En outre, les valeurs technologiques peuvent bénéficier de l’absence d’un plan de relance substantiel. DeSpirito : « Le secteur technologique reste donc l’un des rares où l’on puisse encore trouver de la croissance, et les investisseurs seront prêts à payer pour cela. »
D’autre part, l’absence de la victoire claire attendue de Biden est une mauvaise nouvelle pour les actions cycliques et ‘vertes’. « Les secteurs cycliques se comporteront moins bien, car les taux d’intérêt devraient maintenant rester bas plus longtemps. Et les actions des technologies vertes se portent bien ces derniers temps, car elles ont commencé à intégrer les importants investissements dans l’énergie verte promis par Biden. Toutefois, une majorité républicaine au Sénat pourrait s’opposer aux plans verts de Biden.
UBS AM
Le gestionnaire d’actifs suisse ne se risque pas encore à la question de savoir qui a gagné les élections américaines, mais déclare en termes généraux : si Trump gagne, il en résultera une surperformance des actions américaines et un dollar fort, tandis que le risque de négociation augmentera pour les actions mondiales.
Si Trump conteste le résultat des élections, cela pourrait affecter les perspectives économiques mondiales et les actions pourraient enregistrer de mauvaises performances. Dans le même temps, cela conduirait à une dislocation et donnerait à nouveau des opportunités aux stockpickers.
Si Biden gagne, ce sera positif pour les marchés. La politique étrangère et commerciale sera plus prévisible, ce qui réduira dans une certaine mesure les craintes de protectionnisme. Dans ce cas, une hausse du dollar, telle qu’on l’a observée ces derniers jours, n’est pas justifiée. Au contraire, UBS AM s’attend en cas de victoire de Biden à une baisse du billet vert par rapport aux devises des marchés émergents.
Carmignac
Didier Saint-Georges, stratège en investissement chez Carmignac, affirme que de nombreux électeurs tablaient sur un ‘blue sweep’ des démocrates, qui pouvait déclencher un programme de relance économique pluriannuel de grande envergure, avec un changement radical dans la destination des investissements publics américains.
Selon Carmignac, ces attentes ont apporté un soutien aux actifs cycliques américains, aux actions des énergies alternatives, ont fait augmenter les rendements américains à long terme et ont également donné un certain espoir aux actions européennes, confrontées par ailleurs à l’impact des restrictions croissantes des entreprises pour la croissance nationale.

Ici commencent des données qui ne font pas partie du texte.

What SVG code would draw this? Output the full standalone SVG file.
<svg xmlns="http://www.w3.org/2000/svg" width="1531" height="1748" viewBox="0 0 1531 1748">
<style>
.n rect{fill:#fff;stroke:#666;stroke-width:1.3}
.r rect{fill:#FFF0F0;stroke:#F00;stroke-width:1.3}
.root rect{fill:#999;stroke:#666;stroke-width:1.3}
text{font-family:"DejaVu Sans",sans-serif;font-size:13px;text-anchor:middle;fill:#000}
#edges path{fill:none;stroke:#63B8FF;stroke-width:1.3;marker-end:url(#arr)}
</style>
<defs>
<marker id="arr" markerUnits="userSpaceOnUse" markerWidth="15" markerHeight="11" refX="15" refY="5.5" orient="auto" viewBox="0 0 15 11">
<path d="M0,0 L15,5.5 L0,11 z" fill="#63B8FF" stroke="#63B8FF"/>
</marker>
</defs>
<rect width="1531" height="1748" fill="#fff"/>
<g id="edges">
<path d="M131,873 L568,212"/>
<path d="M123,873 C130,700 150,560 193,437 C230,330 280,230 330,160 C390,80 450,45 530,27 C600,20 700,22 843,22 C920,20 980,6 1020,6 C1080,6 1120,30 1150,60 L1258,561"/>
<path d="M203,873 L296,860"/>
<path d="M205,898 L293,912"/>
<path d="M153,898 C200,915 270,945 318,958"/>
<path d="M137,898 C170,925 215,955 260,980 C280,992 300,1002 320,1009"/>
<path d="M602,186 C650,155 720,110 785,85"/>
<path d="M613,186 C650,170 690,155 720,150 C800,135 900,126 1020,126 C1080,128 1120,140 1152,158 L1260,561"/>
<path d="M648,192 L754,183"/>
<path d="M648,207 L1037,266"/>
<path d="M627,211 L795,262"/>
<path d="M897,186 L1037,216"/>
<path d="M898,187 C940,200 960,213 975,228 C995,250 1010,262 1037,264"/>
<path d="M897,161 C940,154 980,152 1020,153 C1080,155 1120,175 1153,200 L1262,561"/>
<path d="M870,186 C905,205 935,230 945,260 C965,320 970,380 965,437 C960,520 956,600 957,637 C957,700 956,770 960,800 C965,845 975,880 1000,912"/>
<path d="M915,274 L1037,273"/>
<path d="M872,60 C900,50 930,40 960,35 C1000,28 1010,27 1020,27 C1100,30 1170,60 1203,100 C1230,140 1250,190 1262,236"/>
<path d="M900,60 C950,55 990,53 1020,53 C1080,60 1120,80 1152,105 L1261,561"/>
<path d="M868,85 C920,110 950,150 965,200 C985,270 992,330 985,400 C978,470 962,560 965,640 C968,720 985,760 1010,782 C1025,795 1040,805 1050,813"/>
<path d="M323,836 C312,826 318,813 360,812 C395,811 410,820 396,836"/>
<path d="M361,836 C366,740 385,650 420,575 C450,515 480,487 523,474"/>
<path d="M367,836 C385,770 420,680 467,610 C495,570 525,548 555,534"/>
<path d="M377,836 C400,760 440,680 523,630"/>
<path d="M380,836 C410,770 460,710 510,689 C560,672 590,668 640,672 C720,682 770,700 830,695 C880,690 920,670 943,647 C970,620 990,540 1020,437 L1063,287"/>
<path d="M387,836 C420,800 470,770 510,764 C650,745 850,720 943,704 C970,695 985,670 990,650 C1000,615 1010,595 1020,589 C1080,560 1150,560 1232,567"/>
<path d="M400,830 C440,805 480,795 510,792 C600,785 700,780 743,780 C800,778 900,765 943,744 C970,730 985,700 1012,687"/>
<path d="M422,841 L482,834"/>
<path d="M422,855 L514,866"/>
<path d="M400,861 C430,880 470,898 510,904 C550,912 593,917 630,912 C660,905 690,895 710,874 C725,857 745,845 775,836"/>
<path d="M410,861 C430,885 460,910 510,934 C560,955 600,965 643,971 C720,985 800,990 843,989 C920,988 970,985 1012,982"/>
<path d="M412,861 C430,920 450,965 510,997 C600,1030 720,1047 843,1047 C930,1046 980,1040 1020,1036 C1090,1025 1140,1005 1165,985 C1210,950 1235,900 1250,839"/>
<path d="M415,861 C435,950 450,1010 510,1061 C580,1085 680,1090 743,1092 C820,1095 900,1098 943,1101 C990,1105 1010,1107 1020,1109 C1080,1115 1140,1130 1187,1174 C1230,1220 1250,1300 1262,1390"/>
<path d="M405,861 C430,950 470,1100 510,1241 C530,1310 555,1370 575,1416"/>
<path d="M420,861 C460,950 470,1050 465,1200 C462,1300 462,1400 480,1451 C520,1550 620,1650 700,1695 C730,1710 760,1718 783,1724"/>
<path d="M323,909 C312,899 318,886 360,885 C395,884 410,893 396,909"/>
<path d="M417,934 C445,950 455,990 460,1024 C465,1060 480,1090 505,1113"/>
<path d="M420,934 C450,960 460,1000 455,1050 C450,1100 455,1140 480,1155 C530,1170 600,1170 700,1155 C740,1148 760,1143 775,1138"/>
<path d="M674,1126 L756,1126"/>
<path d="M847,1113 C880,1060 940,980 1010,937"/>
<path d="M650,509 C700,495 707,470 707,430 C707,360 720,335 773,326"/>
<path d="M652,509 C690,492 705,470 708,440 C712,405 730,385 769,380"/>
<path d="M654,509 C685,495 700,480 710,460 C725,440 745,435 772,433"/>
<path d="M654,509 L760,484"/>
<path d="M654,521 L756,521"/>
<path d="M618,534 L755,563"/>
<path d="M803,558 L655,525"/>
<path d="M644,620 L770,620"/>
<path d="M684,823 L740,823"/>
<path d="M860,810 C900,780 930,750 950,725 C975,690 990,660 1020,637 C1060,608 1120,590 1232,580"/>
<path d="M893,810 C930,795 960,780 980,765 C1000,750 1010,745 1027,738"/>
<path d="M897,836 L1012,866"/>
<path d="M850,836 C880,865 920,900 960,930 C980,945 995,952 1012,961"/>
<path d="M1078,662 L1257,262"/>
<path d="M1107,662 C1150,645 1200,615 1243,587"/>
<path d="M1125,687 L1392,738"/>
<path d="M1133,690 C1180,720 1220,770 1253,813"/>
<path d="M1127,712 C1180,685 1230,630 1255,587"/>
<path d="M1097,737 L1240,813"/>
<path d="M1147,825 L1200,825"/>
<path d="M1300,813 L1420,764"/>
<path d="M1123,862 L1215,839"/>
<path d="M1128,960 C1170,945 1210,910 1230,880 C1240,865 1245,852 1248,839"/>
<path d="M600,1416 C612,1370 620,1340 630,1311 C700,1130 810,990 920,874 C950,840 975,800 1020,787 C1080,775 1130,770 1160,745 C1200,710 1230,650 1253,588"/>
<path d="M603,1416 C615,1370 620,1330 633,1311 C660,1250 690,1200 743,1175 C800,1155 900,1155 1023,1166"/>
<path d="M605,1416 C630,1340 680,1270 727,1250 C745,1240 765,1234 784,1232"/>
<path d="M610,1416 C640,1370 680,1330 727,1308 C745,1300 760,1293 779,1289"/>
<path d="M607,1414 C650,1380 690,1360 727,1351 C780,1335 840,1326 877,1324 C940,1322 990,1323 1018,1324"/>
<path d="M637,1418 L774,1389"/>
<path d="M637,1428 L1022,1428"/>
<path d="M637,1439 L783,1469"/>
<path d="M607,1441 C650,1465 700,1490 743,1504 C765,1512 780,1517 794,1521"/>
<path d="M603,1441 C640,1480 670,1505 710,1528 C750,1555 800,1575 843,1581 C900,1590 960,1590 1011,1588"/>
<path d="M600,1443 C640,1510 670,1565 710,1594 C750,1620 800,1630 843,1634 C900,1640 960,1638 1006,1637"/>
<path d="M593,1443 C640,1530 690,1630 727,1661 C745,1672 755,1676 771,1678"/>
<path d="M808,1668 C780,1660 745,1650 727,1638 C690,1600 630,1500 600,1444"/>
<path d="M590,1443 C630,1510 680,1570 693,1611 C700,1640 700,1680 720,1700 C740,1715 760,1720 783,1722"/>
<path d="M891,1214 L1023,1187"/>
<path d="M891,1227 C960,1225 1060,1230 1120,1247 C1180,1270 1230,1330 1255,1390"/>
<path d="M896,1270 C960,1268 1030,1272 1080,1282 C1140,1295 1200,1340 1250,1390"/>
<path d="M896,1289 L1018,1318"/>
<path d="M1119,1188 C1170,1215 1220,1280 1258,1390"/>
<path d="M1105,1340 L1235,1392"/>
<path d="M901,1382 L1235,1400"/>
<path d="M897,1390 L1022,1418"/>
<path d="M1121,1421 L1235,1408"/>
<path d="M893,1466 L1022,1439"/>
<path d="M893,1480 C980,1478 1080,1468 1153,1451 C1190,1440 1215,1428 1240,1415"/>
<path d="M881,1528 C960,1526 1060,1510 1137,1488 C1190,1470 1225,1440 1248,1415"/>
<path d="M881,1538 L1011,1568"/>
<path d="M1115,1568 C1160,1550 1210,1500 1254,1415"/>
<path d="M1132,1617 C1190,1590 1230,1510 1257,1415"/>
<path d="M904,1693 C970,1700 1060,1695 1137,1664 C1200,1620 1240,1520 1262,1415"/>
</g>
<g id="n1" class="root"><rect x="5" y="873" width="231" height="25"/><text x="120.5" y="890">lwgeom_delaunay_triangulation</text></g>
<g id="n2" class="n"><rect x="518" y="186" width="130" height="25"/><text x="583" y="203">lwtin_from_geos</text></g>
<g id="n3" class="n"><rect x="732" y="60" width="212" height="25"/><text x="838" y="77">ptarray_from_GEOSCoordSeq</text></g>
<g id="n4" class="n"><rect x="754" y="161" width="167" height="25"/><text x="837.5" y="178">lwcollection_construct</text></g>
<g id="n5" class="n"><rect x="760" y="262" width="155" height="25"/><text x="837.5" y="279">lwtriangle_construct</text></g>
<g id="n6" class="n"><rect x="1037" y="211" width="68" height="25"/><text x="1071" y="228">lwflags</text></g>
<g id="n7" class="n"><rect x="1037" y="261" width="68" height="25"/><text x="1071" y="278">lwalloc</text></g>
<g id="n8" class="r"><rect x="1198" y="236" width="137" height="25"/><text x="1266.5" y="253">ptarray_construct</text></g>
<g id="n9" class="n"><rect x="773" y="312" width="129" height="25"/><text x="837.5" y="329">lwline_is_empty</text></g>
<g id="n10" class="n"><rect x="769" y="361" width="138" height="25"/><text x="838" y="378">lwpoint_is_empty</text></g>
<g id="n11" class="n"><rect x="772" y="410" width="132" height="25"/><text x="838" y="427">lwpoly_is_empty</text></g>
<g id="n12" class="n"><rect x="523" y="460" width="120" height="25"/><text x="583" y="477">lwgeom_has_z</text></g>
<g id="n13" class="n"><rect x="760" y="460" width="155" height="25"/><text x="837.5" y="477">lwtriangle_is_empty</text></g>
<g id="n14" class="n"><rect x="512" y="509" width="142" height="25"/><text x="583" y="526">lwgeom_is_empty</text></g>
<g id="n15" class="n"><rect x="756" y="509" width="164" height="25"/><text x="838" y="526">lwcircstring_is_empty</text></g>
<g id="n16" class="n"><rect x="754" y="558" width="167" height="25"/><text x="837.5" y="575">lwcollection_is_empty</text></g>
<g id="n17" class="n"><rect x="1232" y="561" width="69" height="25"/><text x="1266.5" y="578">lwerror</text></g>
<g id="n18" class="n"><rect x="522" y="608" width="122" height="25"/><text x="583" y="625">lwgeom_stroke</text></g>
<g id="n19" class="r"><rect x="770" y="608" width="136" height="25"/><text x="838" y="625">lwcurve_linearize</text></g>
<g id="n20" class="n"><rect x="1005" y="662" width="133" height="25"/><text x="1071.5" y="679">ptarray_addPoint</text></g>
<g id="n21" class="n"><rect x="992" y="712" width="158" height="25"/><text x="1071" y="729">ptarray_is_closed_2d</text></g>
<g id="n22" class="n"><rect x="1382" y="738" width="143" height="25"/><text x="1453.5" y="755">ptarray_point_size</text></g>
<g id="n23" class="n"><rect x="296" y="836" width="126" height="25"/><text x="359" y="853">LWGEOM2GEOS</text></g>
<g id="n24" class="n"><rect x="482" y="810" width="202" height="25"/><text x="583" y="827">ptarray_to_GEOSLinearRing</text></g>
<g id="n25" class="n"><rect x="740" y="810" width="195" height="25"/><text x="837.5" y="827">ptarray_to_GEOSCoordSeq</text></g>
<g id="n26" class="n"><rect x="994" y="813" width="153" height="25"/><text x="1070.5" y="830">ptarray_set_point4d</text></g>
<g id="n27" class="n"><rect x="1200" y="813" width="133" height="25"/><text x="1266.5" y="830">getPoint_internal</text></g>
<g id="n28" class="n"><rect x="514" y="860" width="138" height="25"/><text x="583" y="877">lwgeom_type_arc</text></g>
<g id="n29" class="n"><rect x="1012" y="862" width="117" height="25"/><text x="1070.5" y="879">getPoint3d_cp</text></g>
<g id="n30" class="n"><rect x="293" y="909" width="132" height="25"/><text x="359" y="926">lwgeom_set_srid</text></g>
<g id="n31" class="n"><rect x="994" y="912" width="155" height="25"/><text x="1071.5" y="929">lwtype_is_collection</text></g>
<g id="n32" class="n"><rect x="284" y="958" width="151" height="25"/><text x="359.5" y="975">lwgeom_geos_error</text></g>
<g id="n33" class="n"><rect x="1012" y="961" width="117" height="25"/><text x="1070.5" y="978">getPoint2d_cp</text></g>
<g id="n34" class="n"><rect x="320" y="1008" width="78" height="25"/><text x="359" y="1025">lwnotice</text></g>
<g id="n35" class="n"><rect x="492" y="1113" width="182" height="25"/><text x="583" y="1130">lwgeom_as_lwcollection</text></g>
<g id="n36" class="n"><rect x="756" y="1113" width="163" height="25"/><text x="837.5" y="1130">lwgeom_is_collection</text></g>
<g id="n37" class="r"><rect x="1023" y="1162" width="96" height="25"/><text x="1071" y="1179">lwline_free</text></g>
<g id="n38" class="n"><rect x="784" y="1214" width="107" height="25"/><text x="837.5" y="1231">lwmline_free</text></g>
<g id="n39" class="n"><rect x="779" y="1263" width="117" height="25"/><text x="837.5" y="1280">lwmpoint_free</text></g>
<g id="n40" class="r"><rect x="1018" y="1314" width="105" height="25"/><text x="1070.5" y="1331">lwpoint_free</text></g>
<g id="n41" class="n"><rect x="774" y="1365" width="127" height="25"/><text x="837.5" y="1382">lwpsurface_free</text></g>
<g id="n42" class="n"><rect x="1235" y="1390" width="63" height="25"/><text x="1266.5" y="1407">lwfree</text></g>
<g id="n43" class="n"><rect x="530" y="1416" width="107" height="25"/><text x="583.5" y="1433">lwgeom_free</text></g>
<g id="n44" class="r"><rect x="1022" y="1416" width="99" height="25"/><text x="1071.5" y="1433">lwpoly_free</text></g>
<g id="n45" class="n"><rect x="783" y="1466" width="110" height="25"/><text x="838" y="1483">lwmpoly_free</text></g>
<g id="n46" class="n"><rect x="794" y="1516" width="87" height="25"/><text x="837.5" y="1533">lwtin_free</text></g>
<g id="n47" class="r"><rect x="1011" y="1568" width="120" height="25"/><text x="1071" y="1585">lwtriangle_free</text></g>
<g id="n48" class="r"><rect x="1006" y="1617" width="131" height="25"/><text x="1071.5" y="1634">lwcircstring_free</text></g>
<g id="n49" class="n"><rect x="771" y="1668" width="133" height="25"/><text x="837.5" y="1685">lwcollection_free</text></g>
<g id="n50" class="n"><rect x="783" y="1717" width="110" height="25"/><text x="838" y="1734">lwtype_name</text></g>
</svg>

Au-delà de l’incertitude à court terme quant au vainqueur réel des élections présidentielles, qui pourrait conduire à des contestations judiciaires et à un flux d’informations chaotique, le marché devra probablement continuer à faire face à la même situation complexe.
Il s’agit d’un équilibre délicat entre une croissance économique mise à mal par l’impact économique du Covid-19, un certain degré de relance budgétaire, le soutien contraignant de la politique des banques centrales et l’espoir d’un vaccin efficace disponible dans le courant de l’année prochaine.
Ce statu quo devrait continuer à soutenir la valorisation des actions de croissance à haute visibilité et limiter les risques sur les marchés des taux d’intérêt.